A financial instrument such as a social impact bond could be created to facilitate market development where the social impact and risk levels are both high. Actors could include:
Competitors could form a pre-competitive alliance to share equally in the payment of principle + interest if the market development goals are reached
Foundation interested in the social impact and willing to absorb the risk would finance the bond and who would receive principle + interest from the pre-competitive alliance if the market development goals are reached
Service providers would bid on the market development activities and whose activities would be financed by the bond
This would shield the pre-competitive alliance from the risk of investing in activities that do not yield in the market development goals desired which may then make the business case for the social innovation more attainable.
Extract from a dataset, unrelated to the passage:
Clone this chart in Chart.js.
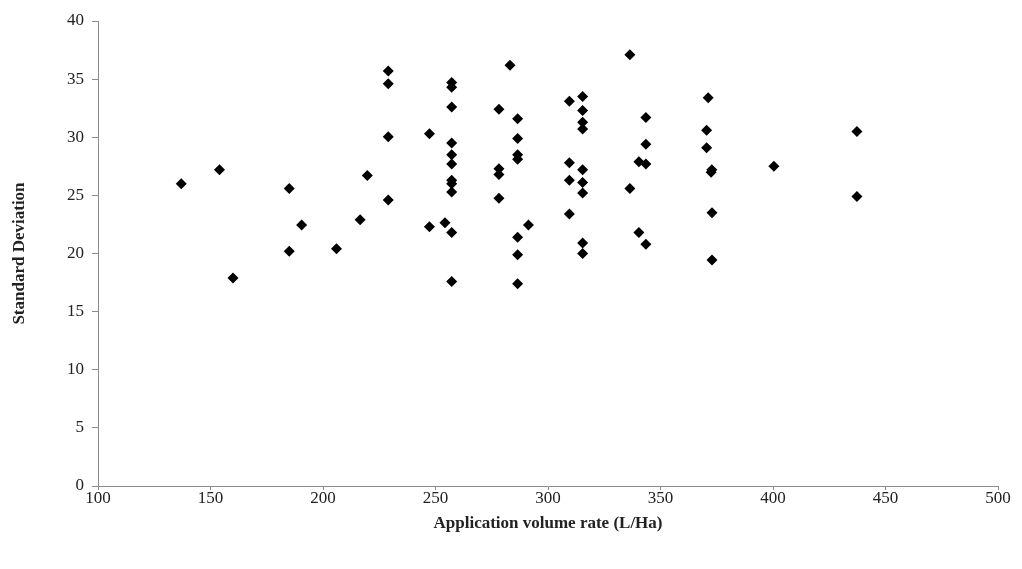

In this case, creating pre-competitive partnerships could reduce first mover disadvantage. This type of partnership could be with peer level competitors and/or governments and donors interested in the public good created. This partnership would exist to:
+ Pool resources: Jointly invest in market development
+ Share interest: Marketplace with aware and educated consumers/infrastructure for consumer credit/complete value chain
+ Share risk: Joint financial risk in developing a marketplace for future competitive sales
A shared purpose can bring a diverse set of actors into collaboration who normally would not consider working together. This is one of the unique and exciting characteristics of social innovation. A well-crafted partnership can be extremely powerful and potentially transformative for your social innovation and the world.